• Code that draws figures:
• • • • • • •

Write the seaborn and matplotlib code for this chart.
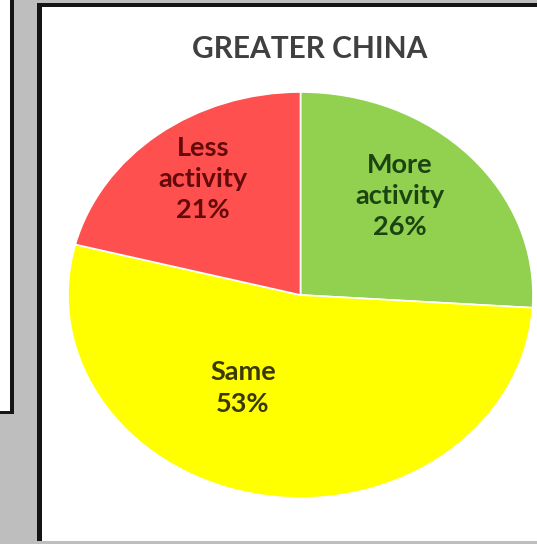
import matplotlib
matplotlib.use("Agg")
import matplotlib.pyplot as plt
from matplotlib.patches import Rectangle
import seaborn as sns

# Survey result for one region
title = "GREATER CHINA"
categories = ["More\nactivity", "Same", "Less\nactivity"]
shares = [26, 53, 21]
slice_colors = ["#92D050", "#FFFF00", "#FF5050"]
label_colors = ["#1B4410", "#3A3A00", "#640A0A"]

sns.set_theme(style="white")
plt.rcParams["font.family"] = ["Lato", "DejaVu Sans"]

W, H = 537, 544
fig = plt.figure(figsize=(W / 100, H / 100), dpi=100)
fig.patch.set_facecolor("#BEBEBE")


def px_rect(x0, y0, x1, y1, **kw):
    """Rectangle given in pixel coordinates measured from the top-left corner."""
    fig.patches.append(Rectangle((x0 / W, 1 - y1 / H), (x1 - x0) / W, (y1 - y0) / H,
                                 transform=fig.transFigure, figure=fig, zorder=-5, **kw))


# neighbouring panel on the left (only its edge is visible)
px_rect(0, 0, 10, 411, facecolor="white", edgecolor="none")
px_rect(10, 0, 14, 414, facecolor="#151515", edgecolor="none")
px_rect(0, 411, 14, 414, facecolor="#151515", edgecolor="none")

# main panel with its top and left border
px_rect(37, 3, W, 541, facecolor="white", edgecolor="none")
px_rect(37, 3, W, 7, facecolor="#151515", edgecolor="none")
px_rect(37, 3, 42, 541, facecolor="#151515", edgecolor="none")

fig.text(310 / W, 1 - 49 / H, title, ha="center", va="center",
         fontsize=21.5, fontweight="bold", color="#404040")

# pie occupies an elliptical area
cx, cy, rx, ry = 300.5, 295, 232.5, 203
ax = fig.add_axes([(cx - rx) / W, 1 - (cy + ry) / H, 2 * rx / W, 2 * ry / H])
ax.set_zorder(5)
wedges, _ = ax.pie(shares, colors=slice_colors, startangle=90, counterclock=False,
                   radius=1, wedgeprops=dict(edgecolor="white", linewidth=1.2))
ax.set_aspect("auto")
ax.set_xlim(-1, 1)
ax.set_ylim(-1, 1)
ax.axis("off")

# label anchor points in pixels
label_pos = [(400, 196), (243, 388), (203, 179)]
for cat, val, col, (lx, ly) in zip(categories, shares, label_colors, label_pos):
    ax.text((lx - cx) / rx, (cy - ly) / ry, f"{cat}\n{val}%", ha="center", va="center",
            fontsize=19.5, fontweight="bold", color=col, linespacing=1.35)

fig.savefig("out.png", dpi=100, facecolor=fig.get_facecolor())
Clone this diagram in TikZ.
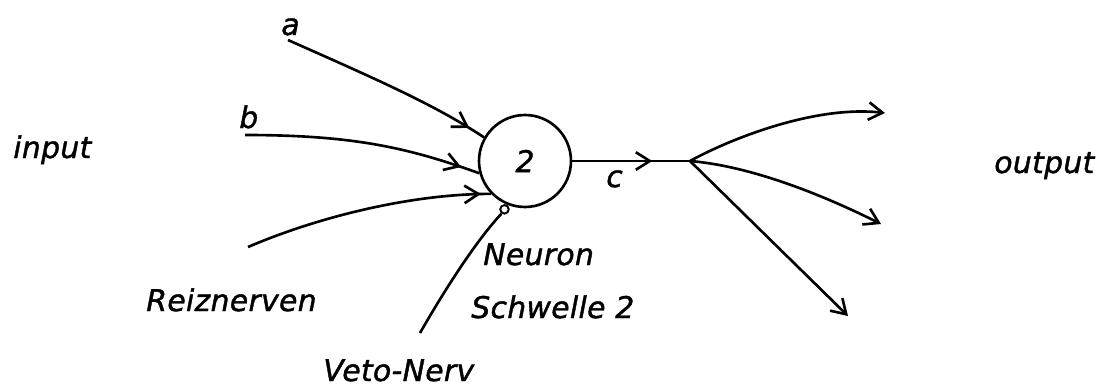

• • • • • • •

• Problem: Quote all the records verbatim, dropping any pictures from your copy.

• Exercise response:
Write the seaborn and matplotlib code for this chart.
import matplotlib
matplotlib.use("Agg")
import matplotlib.pyplot as plt
from matplotlib.patches import Rectangle
import seaborn as sns

# Survey result for one region
title = "GREATER CHINA"
categories = ["More\nactivity", "Same", "Less\nactivity"]
shares = [26, 53, 21]
slice_colors = ["#92D050", "#FFFF00", "#FF5050"]
label_colors = ["#1B4410", "#3A3A00", "#640A0A"]

sns.set_theme(style="white")
plt.rcParams["font.family"] = ["Lato", "DejaVu Sans"]

W, H = 537, 544
fig = plt.figure(figsize=(W / 100, H / 100), dpi=100)
fig.patch.set_facecolor("#BEBEBE")


def px_rect(x0, y0, x1, y1, **kw):
    """Rectangle given in pixel coordinates measured from the top-left corner."""
    fig.patches.append(Rectangle((x0 / W, 1 - y1 / H), (x1 - x0) / W, (y1 - y0) / H,
                                 transform=fig.transFigure, figure=fig, zorder=-5, **kw))


# neighbouring panel on the left (only its edge is visible)
px_rect(0, 0, 10, 411, facecolor="white", edgecolor="none")
px_rect(10, 0, 14, 414, facecolor="#151515", edgecolor="none")
px_rect(0, 411, 14, 414, facecolor="#151515", edgecolor="none")

# main panel with its top and left border
px_rect(37, 3, W, 541, facecolor="white", edgecolor="none")
px_rect(37, 3, W, 7, facecolor="#151515", edgecolor="none")
px_rect(37, 3, 42, 541, facecolor="#151515", edgecolor="none")

fig.text(310 / W, 1 - 49 / H, title, ha="center", va="center",
         fontsize=21.5, fontweight="bold", color="#404040")

# pie occupies an elliptical area
cx, cy, rx, ry = 300.5, 295, 232.5, 203
ax = fig.add_axes([(cx - rx) / W, 1 - (cy + ry) / H, 2 * rx / W, 2 * ry / H])
ax.set_zorder(5)
wedges, _ = ax.pie(shares, colors=slice_colors, startangle=90, counterclock=False,
                   radius=1, wedgeprops=dict(edgecolor="white", linewidth=1.2))
ax.set_aspect("auto")
ax.set_xlim(-1, 1)
ax.set_ylim(-1, 1)
ax.axis("off")

# label anchor points in pixels
label_pos = [(400, 196), (243, 388), (203, 179)]
for cat, val, col, (lx, ly) in zip(categories, shares, label_colors, label_pos):
    ax.text((lx - cx) / rx, (cy - ly) / ry, f"{cat}\n{val}%", ha="center", va="center",
            fontsize=19.5, fontweight="bold", color=col, linespacing=1.35)

fig.savefig("out.png", dpi=100, facecolor=fig.get_facecolor())
Clone this diagram in TikZ.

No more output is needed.